Não vemos a questão assim. Nossa análise é marcada pelo esforço de percepção das enormes contradições colocadas na disputa política brasileiro, e coloca-se aí mais uma situação contraditória onde Bolsonaro procura se gabaritar com o prestígio social do juiz enquanto Moro vê a oportunidade de entrar de fato na vida política. A burguesia também se movimenta e aproveita oportunidades, e ao contrário da afirmação feita acima onde Moro seria uma “ala disputável” do governo Bolsonaro, deturpando a posição do MES, defendemos essa manobra como parte do movimento contraditório que marca tanto a ascensão de Bolsonaro como a atuação de Moro como expressão de parte dos elementos presentes nas investigações de corrupção, e não como totalidade.
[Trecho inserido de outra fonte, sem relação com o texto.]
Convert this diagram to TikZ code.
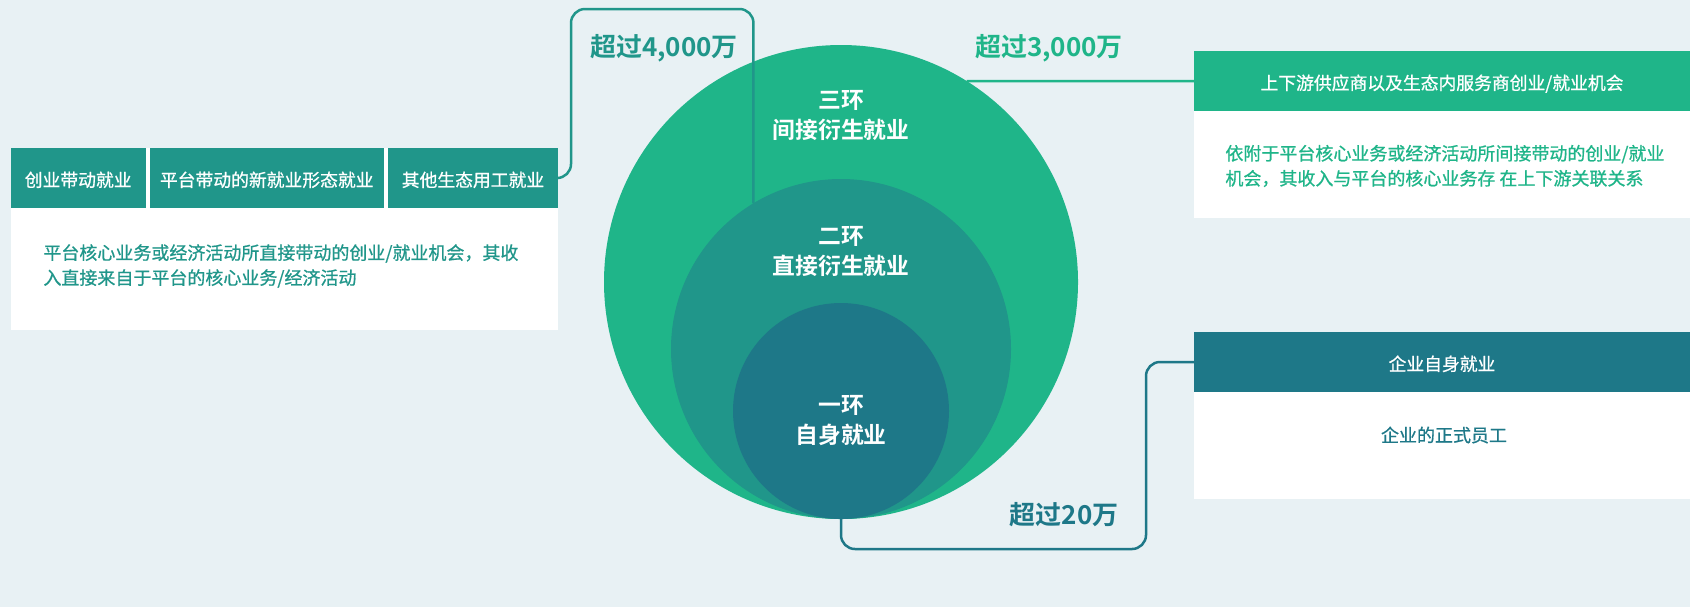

O fato de Moro ter se declarado contrário à tipificação legal dos movimentos sociais como terroristas e ao confronto como prioridade da atividade policial demonstra como a situação não é linear como sugerem os camaradas da Resistência. Sobre a indicação de Moro, nos parece mais viável a hipótese do jornalista Ricardo Noblat:

“O convite de Bolsonaro a Moro é manobra política perfeita: leva o juiz para o governo, congela a Lava Jato e ‘estanca a sangria’ como desejava Romero Jucá. O mérito é de líderes do Centrão. É o novo Plano de Combate à Corrupção.”

Nesse tema se coloca o urgente problema da resolução do assassinato de nossa companheira Marielle Franco. O clima de violência política que se intensifica no país exigirá firmeza na luta pelo esclarecimento dessa tragédia e, se as investigações sobre esse crime não forem conclusivas, as máfias fascistas terão um sinal verde que coloca em risco toda a militância de esquerda. Nesse sentido, a exigência de conclusão das investigações pode surtir mais efeito sobre um ministro preocupado em manter seu prestígio do que sobre algum representante tradicional dos velhos esquemas. Não se trata aqui de defender ou embelezar Sérgio Moro, que já deu provas sobre seu projeto de poder, mas de analisar friamente o cenário e afirmar uma tática decidida para combater um dos maiores riscos para a militância nos dias de hoje.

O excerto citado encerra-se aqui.